__INSTRUCTIONS TO FOLLOW__
Write the data out again exactly, dropping any images it holds.

__MATERIAL PROVIDED__
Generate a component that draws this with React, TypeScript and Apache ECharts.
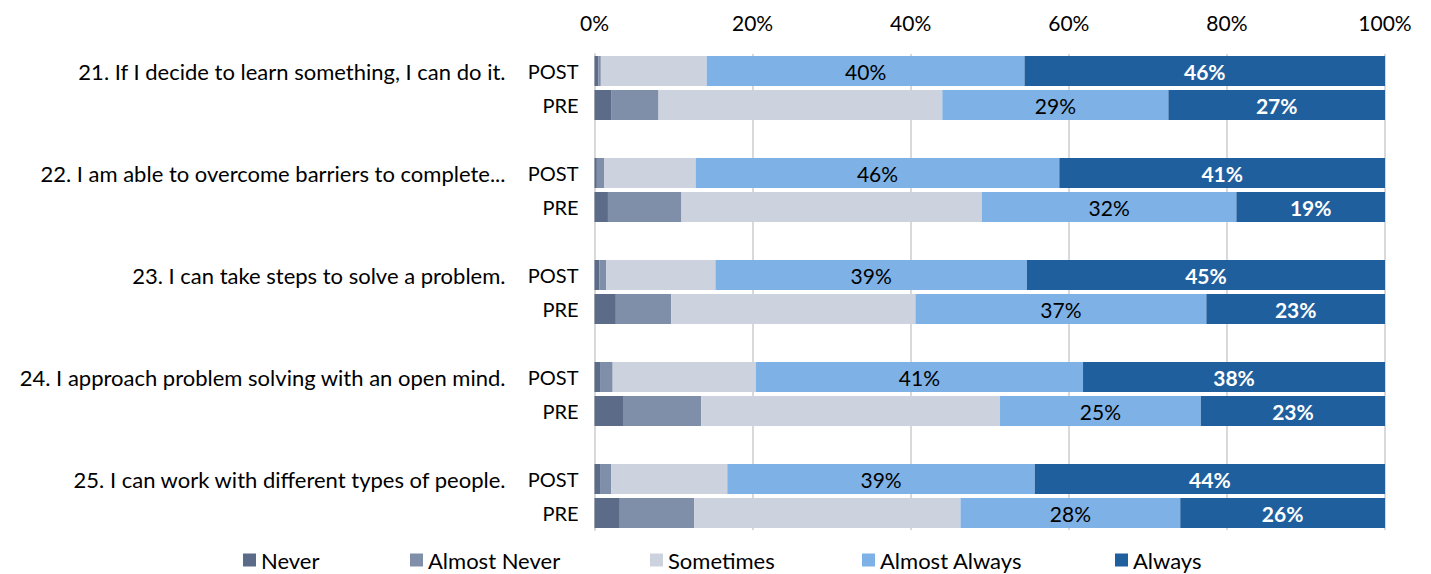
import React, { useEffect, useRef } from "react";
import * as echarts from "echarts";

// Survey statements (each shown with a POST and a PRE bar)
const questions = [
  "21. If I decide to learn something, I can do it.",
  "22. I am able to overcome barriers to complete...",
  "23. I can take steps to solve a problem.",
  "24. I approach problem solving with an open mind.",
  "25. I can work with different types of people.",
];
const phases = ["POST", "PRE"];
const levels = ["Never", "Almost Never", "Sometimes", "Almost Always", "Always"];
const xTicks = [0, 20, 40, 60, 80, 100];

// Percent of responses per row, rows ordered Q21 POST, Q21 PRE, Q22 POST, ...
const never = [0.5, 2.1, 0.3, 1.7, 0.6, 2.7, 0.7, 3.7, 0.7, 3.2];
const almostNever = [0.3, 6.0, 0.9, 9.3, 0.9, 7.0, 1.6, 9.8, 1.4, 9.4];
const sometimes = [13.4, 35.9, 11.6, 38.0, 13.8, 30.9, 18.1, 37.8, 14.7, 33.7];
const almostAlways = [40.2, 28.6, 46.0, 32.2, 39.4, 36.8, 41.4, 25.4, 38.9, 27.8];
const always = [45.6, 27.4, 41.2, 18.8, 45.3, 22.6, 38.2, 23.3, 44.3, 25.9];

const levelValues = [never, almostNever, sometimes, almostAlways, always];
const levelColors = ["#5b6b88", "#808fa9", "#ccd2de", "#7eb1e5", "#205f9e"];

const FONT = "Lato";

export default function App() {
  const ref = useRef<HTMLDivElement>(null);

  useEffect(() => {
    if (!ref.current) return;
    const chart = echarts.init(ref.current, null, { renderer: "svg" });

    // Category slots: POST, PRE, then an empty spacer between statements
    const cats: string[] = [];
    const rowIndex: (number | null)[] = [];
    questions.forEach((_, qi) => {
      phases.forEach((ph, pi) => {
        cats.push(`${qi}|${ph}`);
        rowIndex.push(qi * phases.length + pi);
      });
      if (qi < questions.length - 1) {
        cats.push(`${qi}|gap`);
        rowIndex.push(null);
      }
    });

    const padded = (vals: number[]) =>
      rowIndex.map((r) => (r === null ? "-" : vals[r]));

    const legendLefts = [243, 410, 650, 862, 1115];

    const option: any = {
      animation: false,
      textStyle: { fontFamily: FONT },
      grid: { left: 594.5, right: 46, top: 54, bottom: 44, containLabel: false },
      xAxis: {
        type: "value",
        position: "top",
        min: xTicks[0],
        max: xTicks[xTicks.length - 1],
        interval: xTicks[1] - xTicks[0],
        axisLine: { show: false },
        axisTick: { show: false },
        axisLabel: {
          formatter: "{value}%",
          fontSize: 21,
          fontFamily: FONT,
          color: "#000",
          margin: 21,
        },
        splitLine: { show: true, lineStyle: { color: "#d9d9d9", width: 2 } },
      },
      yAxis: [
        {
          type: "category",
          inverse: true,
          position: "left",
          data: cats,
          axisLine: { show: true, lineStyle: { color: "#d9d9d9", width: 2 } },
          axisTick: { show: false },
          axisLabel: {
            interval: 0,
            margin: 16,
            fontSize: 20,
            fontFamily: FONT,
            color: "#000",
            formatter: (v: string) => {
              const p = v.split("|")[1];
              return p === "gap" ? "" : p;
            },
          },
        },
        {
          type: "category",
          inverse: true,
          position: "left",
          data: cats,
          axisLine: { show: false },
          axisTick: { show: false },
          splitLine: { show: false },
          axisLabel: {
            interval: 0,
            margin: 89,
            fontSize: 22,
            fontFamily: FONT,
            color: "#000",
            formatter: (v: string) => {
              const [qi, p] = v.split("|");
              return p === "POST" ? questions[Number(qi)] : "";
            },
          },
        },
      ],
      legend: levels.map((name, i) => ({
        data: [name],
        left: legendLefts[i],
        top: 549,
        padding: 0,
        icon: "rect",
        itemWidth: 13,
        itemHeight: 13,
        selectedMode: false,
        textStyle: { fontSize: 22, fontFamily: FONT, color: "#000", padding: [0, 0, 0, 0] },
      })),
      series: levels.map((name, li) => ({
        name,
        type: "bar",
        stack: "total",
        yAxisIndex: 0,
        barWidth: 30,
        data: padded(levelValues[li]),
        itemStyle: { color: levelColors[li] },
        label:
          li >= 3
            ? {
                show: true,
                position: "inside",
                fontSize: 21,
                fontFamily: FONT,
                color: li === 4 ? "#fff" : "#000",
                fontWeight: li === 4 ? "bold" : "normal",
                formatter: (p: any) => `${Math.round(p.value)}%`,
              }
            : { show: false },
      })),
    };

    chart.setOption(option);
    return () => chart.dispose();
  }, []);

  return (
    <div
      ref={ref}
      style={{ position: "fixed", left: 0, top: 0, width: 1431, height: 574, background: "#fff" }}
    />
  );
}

__THE ANSWER__
Generate a component that draws this with React, TypeScript and Apache ECharts.
import React, { useEffect, useRef } from "react";
import * as echarts from "echarts";

// Survey statements (each shown with a POST and a PRE bar)
const questions = [
  "21. If I decide to learn something, I can do it.",
  "22. I am able to overcome barriers to complete...",
  "23. I can take steps to solve a problem.",
  "24. I approach problem solving with an open mind.",
  "25. I can work with different types of people.",
];
const phases = ["POST", "PRE"];
const levels = ["Never", "Almost Never", "Sometimes", "Almost Always", "Always"];
const xTicks = [0, 20, 40, 60, 80, 100];

// Percent of responses per row, rows ordered Q21 POST, Q21 PRE, Q22 POST, ...
const never = [0.5, 2.1, 0.3, 1.7, 0.6, 2.7, 0.7, 3.7, 0.7, 3.2];
const almostNever = [0.3, 6.0, 0.9, 9.3, 0.9, 7.0, 1.6, 9.8, 1.4, 9.4];
const sometimes = [13.4, 35.9, 11.6, 38.0, 13.8, 30.9, 18.1, 37.8, 14.7, 33.7];
const almostAlways = [40.2, 28.6, 46.0, 32.2, 39.4, 36.8, 41.4, 25.4, 38.9, 27.8];
const always = [45.6, 27.4, 41.2, 18.8, 45.3, 22.6, 38.2, 23.3, 44.3, 25.9];

const levelValues = [never, almostNever, sometimes, almostAlways, always];
const levelColors = ["#5b6b88", "#808fa9", "#ccd2de", "#7eb1e5", "#205f9e"];

const FONT = "Lato";

export default function App() {
  const ref = useRef<HTMLDivElement>(null);

  useEffect(() => {
    if (!ref.current) return;
    const chart = echarts.init(ref.current, null, { renderer: "svg" });

    // Category slots: POST, PRE, then an empty spacer between statements
    const cats: string[] = [];
    const rowIndex: (number | null)[] = [];
    questions.forEach((_, qi) => {
      phases.forEach((ph, pi) => {
        cats.push(`${qi}|${ph}`);
        rowIndex.push(qi * phases.length + pi);
      });
      if (qi < questions.length - 1) {
        cats.push(`${qi}|gap`);
        rowIndex.push(null);
      }
    });

    const padded = (vals: number[]) =>
      rowIndex.map((r) => (r === null ? "-" : vals[r]));

    const legendLefts = [243, 410, 650, 862, 1115];

    const option: any = {
      animation: false,
      textStyle: { fontFamily: FONT },
      grid: { left: 594.5, right: 46, top: 54, bottom: 44, containLabel: false },
      xAxis: {
        type: "value",
        position: "top",
        min: xTicks[0],
        max: xTicks[xTicks.length - 1],
        interval: xTicks[1] - xTicks[0],
        axisLine: { show: false },
        axisTick: { show: false },
        axisLabel: {
          formatter: "{value}%",
          fontSize: 21,
          fontFamily: FONT,
          color: "#000",
          margin: 21,
        },
        splitLine: { show: true, lineStyle: { color: "#d9d9d9", width: 2 } },
      },
      yAxis: [
        {
          type: "category",
          inverse: true,
          position: "left",
          data: cats,
          axisLine: { show: true, lineStyle: { color: "#d9d9d9", width: 2 } },
          axisTick: { show: false },
          axisLabel: {
            interval: 0,
            margin: 16,
            fontSize: 20,
            fontFamily: FONT,
            color: "#000",
            formatter: (v: string) => {
              const p = v.split("|")[1];
              return p === "gap" ? "" : p;
            },
          },
        },
        {
          type: "category",
          inverse: true,
          position: "left",
          data: cats,
          axisLine: { show: false },
          axisTick: { show: false },
          splitLine: { show: false },
          axisLabel: {
            interval: 0,
            margin: 89,
            fontSize: 22,
            fontFamily: FONT,
            color: "#000",
            formatter: (v: string) => {
              const [qi, p] = v.split("|");
              return p === "POST" ? questions[Number(qi)] : "";
            },
          },
        },
      ],
      legend: levels.map((name, i) => ({
        data: [name],
        left: legendLefts[i],
        top: 549,
        padding: 0,
        icon: "rect",
        itemWidth: 13,
        itemHeight: 13,
        selectedMode: false,
        textStyle: { fontSize: 22, fontFamily: FONT, color: "#000", padding: [0, 0, 0, 0] },
      })),
      series: levels.map((name, li) => ({
        name,
        type: "bar",
        stack: "total",
        yAxisIndex: 0,
        barWidth: 30,
        data: padded(levelValues[li]),
        itemStyle: { color: levelColors[li] },
        label:
          li >= 3
            ? {
                show: true,
                position: "inside",
                fontSize: 21,
                fontFamily: FONT,
                color: li === 4 ? "#fff" : "#000",
                fontWeight: li === 4 ? "bold" : "normal",
                formatter: (p: any) => `${Math.round(p.value)}%`,
              }
            : { show: false },
      })),
    };

    chart.setOption(option);
    return () => chart.dispose();
  }, []);

  return (
    <div
      ref={ref}
      style={{ position: "fixed", left: 0, top: 0, width: 1431, height: 574, background: "#fff" }}
    />
  );
}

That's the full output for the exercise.